La sugerencia no puede ser más pertinente y oportuna, precisamente ahora que estamos sufriendo una ofensiva feroz contra la familia, y acaba de aprobarse esa ley criminal, rubricada sin demora por el rey –a fin de cuentas Borbón- que ataca directamente a la maternidad y a sus frutos. Oportuna, además, en estos momentos en que se vuelve a poner sobre el tapete la conveniencia de reconocer el quinto dogma mariano declarando a la «Beata Virgen María, Madre Espiritual de toda la Humanidad». Pero la humanidad no existiría sin la sublime función maternal, la maravilla de las maravillas, colaboradora directa y principal en la misión co-creadora encomendada por Dios Padre y Creador al género humano, renovadora constante del censo de los hombres. Lógicamente, con la participación del varón, pero todo el peso, fatigas y dolores de la gestación y alumbramiento recaen enteramente en la mujer, dadora de la vida, piedra angular de la familia, educadora de la prole, transmisora de los principios y valores religiosos, si los tiene. Mi suegra, que no era precisamente una intelectual, decía repitiendo a su madre, una iletrada, que «la casa la hacía la mujer». Si era una esposa y madre fiel y cabal, la familia prosperaba y seguía el buen camino, en caso contrario, no había quien evitase el derrumbe, como vemos ahora con tanto divorcio y cambio de «pareja» (¡Dios santo, qué palabra tan horrenda y perniciosa!)

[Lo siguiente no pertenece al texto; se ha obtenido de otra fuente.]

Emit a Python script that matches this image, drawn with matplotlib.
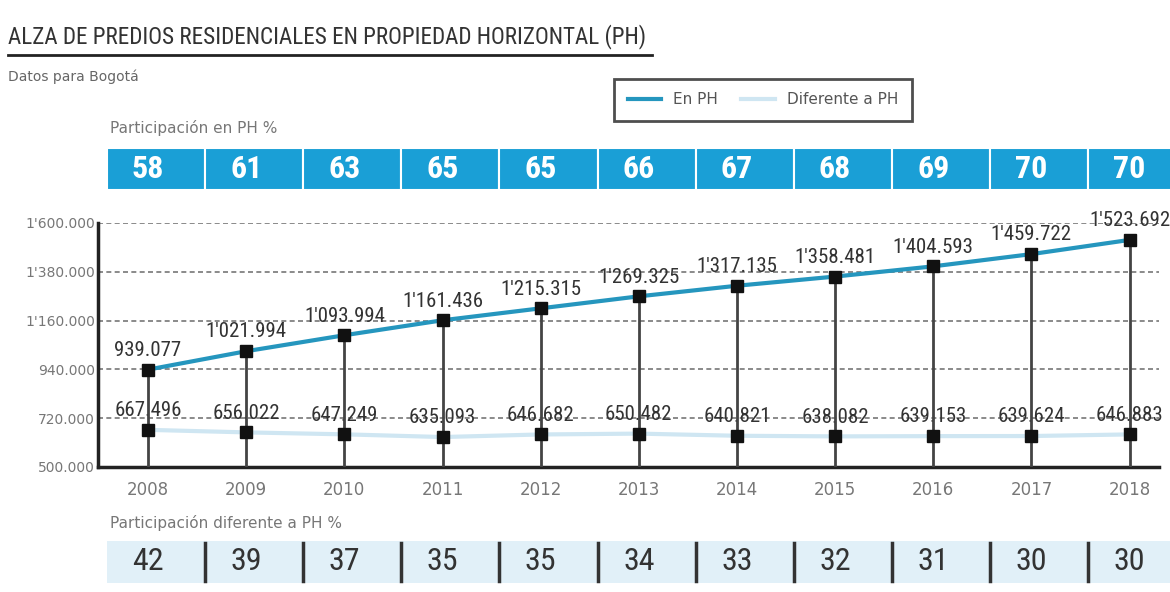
import matplotlib
matplotlib.use('agg')
import matplotlib.pyplot as plt
import matplotlib.transforms as mtransforms
from matplotlib.patches import Rectangle
from matplotlib.lines import Line2D
import numpy as np

years = [2008, 2009, 2010, 2011, 2012, 2013, 2014, 2015, 2016, 2017, 2018]
en_ph = [939077, 1021994, 1093994, 1161436, 1215315, 1269325, 1317135,
         1358481, 1404593, 1459722, 1523692]
dif_ph = [667496, 656022, 647249, 635093, 646682, 650482, 640821,
          638082, 639153, 639624, 646883]
part_ph = [58, 61, 63, 65, 65, 66, 67, 68, 69, 70, 70]
part_dif = [42, 39, 37, 35, 35, 34, 33, 32, 31, 30, 30]
yticks = [500000, 720000, 940000, 1160000, 1380000, 1600000]

NARROW = ['Liberation Sans Narrow', 'Roboto Condensed', 'DejaVu Sans']
BLUE = '#1a9fd6'
LINE_BLUE = '#2596be'
LIGHT = '#cfe6f2'


def fmt(v):
    s = f"{v:,}".replace(',', '.')
    if v >= 1000000:
        i = s.index('.')
        s = s[:i] + "'" + s[i + 1:]
    return s


fig = plt.figure(figsize=(11.7, 5.92), dpi=100)
fig.patch.set_facecolor('white')
ax = fig.add_axes([98 / 1170, 125 / 592, 1061 / 1170, 244 / 592])

ax.set_xlim(2007.49, 2018.3)
ax.set_ylim(500000, 1600000)

for y in yticks[1:]:
    ax.axhline(y, color='#777777', lw=1.2, ls=(0, (3, 2)), zorder=1)

ax.vlines(years, 500000, en_ph, color='#444444', lw=2, zorder=6)
ax.plot(years, dif_ph, color=LIGHT, lw=3, zorder=3)
ax.plot(years, en_ph, color=LINE_BLUE, lw=3, zorder=3)
ax.plot(years, en_ph, 's', color='#111111', ms=9, zorder=7)
ax.plot(years, dif_ph, 's', color='#111111', ms=9, zorder=7)

for x, v in zip(years, en_ph):
    ax.annotate(fmt(v), (x, v), xytext=(0, 7), textcoords='offset points',
                ha='center', va='bottom', fontsize=15, color='#333333',
                family=NARROW, fontstretch='condensed',
                annotation_clip=False, zorder=5)
for x, v in zip(years, dif_ph):
    ax.annotate(fmt(v), (x, v), xytext=(0, 7), textcoords='offset points',
                ha='center', va='bottom', fontsize=15, color='#333333',
                family=NARROW, fontstretch='condensed',
                annotation_clip=False, zorder=5)

for s in ['top', 'right']:
    ax.spines[s].set_visible(False)
ax.spines['left'].set_linewidth(2.5)
ax.spines['bottom'].set_linewidth(2.5)
ax.spines['left'].set_color('#222222')
ax.spines['bottom'].set_color('#222222')

ax.set_yticks(yticks)
ax.set_yticklabels([fmt(v) for v in yticks], fontsize=10, color='#777777')
ax.set_xticks(years)
ax.set_xticklabels([str(y) for y in years], fontsize=12, color='#777777')
ax.tick_params(length=0, pad=10)
ax.tick_params(axis='y', pad=2)

trans = mtransforms.blended_transform_factory(ax.transData, fig.transFigure)
edges = [y - 0.42 for y in years] + [2018.95]
top_y0, top_h = 1 - 190 / 592, 42 / 592
bot_y0, bot_h = 1 - 583 / 592, 42 / 592
for i, x in enumerate(years):
    x0, x1 = edges[i], edges[i + 1]
    fig.add_artist(Rectangle((x0, top_y0), x1 - x0, top_h, transform=trans,
                             facecolor=BLUE, edgecolor='white', lw=1.5))
    fig.text(x, top_y0 + top_h / 2, str(part_ph[i]), transform=trans,
             ha='center', va='center', fontsize=23, fontweight='bold',
             color='white', family=NARROW, fontstretch='condensed')
    fig.add_artist(Rectangle((x0, bot_y0), x1 - x0, bot_h, transform=trans,
                             facecolor='#e1f0f8', edgecolor='none'))
    if i > 0:
        fig.add_artist(Line2D([x0, x0], [bot_y0 + 0.003, bot_y0 + bot_h - 0.003],
                              transform=trans, color='#333333', lw=2.5))
    fig.text(x, bot_y0 + bot_h / 2, str(part_dif[i]), transform=trans,
             ha='center', va='center', fontsize=23, color='#333333',
             family=NARROW, fontstretch='condensed')

fig.text(8 / 1170, 1 - 37 / 592, 'ALZA DE PREDIOS RESIDENCIALES EN PROPIEDAD HORIZONTAL (PH)',
         ha='left', va='center', fontsize=16.7, color='#333333', family=NARROW,
         fontstretch='condensed')
fig.add_artist(Line2D([8 / 1170, 652 / 1170], [1 - 55 / 592, 1 - 55 / 592],
                      transform=fig.transFigure, color='#222222', lw=2))
fig.text(8 / 1170, 1 - 77 / 592, 'Datos para Bogotá', ha='left', va='center',
         fontsize=10, color='#666666')
fig.text(110 / 1170, 1 - 128 / 592, 'Participación en PH %', ha='left',
         va='center', fontsize=11, color='#777777')
fig.text(110 / 1170, 1 - 523 / 592, 'Participación diferente a PH %', ha='left',
         va='center', fontsize=11, color='#777777')

handles = [Line2D([], [], color=LINE_BLUE, lw=3),
           Line2D([], [], color=LIGHT, lw=3)]
leg = fig.legend(handles, ['En PH', 'Diferente a PH'], loc='center',
                 bbox_to_anchor=(763 / 1170, 1 - 100 / 592), ncol=2,
                 fontsize=11, frameon=True, fancybox=False, handlelength=2.2,
                 columnspacing=1.5, borderpad=0.9, labelcolor='#555555')
leg.get_frame().set_edgecolor('#222222')
leg.get_frame().set_linewidth(2)

plt.savefig('out.png', dpi=100)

Por todo lo dicho, porque lo he vivido gozosamente en mi propia familia, porque estoy plenamente convencido de ello, me adhiero totalmente a la sugerencia o iniciativa de Almudena, de la que me agradaría saber, y creo que muchos lectores también, más datos de ella: no sólo su nombre, si el mencionado no es el real, sino sus apellidos, lugar de residencia, profesión si la tiene más allá de cuidadora de su hogar. En fin, todo aquello que nos permita conocer a esta señora autora de tan magnífica idea. En último término yo no soy más que el altavoz, el eco, pero la voz original es de Almudena. Le aseguro, señora, que seguiré machando sobre este hierro recién salido de la fragua, antes de que se enfríe y olvide, porque entiendo que es de justicia defender, precisamente ahora, enaltecer y reverenciar la función maternal, frente a sus detractores de hecho y los asesinos de sus frutos, que Dios confunda y les prive del poder de hacer tanto mal. No debemos rendirnos ni claudicar. Así lo han afirmado los manifestantes masivos en tantas ciudades de España de este domingo último. Dado que todos vamos en el mismo barco y remamos en la misma dirección, uniremos nuestras plegarias por las mismas causas. Nos lo demanda nuestra fe, nos lo exige la justicia humana, y nos ampara María, Virgen y Madre, la gran mediadora de la humanidad y de los cristianos en particular.
Como propone Almudena, repitamos: Santa Madre de las madres, rogad por nosotros.